Au-delà de la question technique, c’est une interrogation éthique et anthropologique qui est posée : qu’advient-il de notre rapport à l’autre et de notre conception de l’existence lorsque des simulacres viennent occuper une place dans les relations humaines ? En interrogeant la frontière entre réel et artificiel, cette réflexion ouvre des perspectives inédites sur la manière dont la fragilité humaine peut être exacerbée par des environnements technologiques.

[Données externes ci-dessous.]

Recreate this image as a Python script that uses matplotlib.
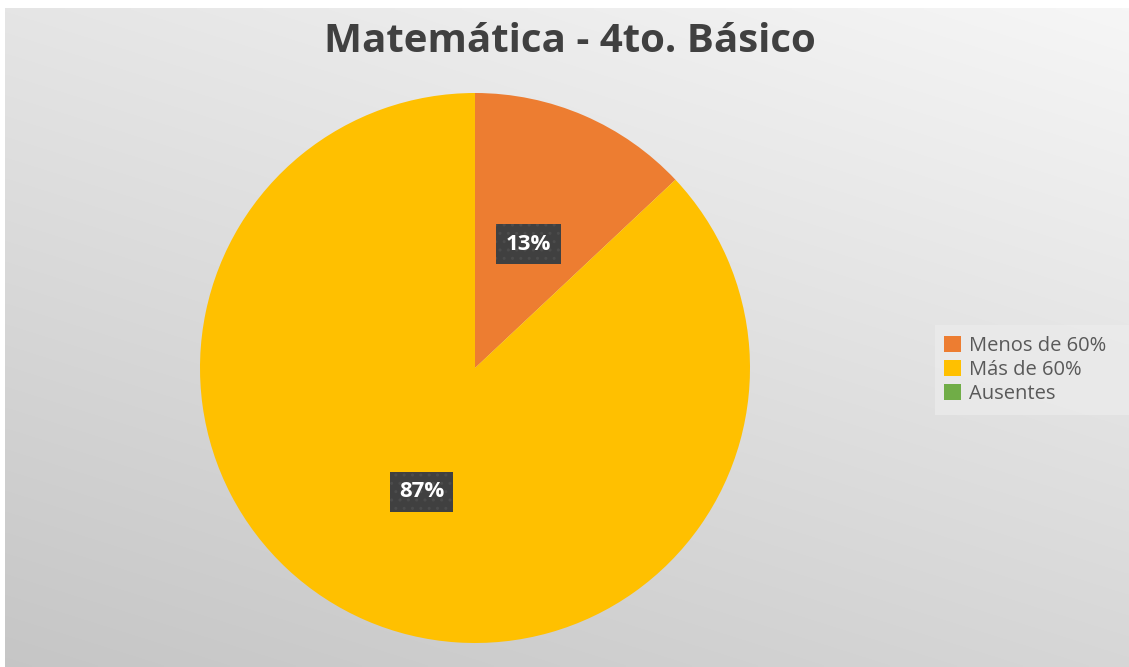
import numpy as np
import matplotlib
matplotlib.use("Agg")
import matplotlib.pyplot as plt
from matplotlib.patches import Rectangle

# data
categorias = ["Menos de 60%", "Más de 60%", "Ausentes"]
valores = [13, 87, 0]
colores = ["#ED7D31", "#FFC000", "#70AD47"]
titulo = "Matemática - 4to. Básico"

plt.rcParams['font.family'] = ['Open Sans', 'DejaVu Sans']

W, H = 1129, 667
fig = plt.figure(figsize=(W / 100, H / 100), dpi=100)
fig.patch.set_facecolor("white")

# gray gradient background (light top-right, darker bottom-left)
bg = fig.add_axes([5 / W, 0, 1 - 5 / W, 1 - 8 / H])
yy, xx = np.mgrid[0:1:200j, 0:1:300j]
t = 0.65 * yy + 0.35 * (1 - xx)  # 0 at top-right, 1 at bottom-left
grad = 0.965 - 0.19 * t
bg.imshow(np.dstack([grad, grad, grad]), aspect="auto", extent=[0, 1, 0, 1],
          interpolation="bilinear")
bg.axis("off")

# pie
cx, cy, r = 475, 368, 275
ax = fig.add_axes([(cx - r) / W, (H - cy - r) / H, 2 * r / W, 2 * r / H])
ax.patch.set_alpha(0)


def etiqueta(p):
    return f"{p:.0f}%" if p > 0.5 else ""


wedges, texts, autotexts = ax.pie(valores, colors=colores, startangle=90,
                                  counterclock=False, autopct=etiqueta,
                                  pctdistance=0.49, radius=1,
                                  wedgeprops=dict(linewidth=0))
for at in autotexts:
    at.set_color("white")
    at.set_fontweight("bold")
    at.set_fontsize(16)
    at.set_bbox(dict(boxstyle="square,pad=0.42", facecolor="#404040",
                     edgecolor="#4c4c4c", linewidth=0, hatch=".."))
ax.set_xlim(-1, 1)
ax.set_ylim(-1, 1)
ax.set_aspect("equal")

fig.text(0.505, 1 - 42 / H, titulo, ha="center", va="center",
         fontsize=29, fontweight="bold", color="#404040")

# legend band
fig.patches.append(Rectangle((935 / W, 1 - 415 / H), (W - 935) / W, 90 / H,
                             transform=fig.transFigure, facecolor="#ececec",
                             alpha=0.7, edgecolor="none", zorder=1))
leg = fig.legend(wedges, categorias, loc="center left",
                 bbox_to_anchor=(940 / W, 1 - 370 / H), frameon=False,
                 fontsize=14.5, handlelength=0.85, handleheight=0.85,
                 handletextpad=0.4, labelspacing=0.2, borderpad=0.2,
                 borderaxespad=0)
for txt in leg.get_texts():
    txt.set_color("#595959")

fig.savefig("out.png", dpi=100)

Une œuvre collective pour penser la condition humaine
L’ouvrage Exister dans la fragilité et les échanges de cette rencontre démontrent combien il est urgent de penser la fragilité non comme un manque à combler, mais comme une condition universelle et partagée. De la lutte contre les violences intrafamiliales à la prise en charge des traumatismes collectifs, en passant par les défis inédits posés par l’intelligence artificielle et la robotique, ce sont autant de champs où la fragilité doit être reconnue, intégrée et transformée en force.
En offrant des perspectives croisées, l’ouvrage qui regroupe des contributions variées et la conférence invitent à un changement de regard : la fragilité n’est pas un obstacle à l’existence, elle en est la condition même et la possibilité de transformation.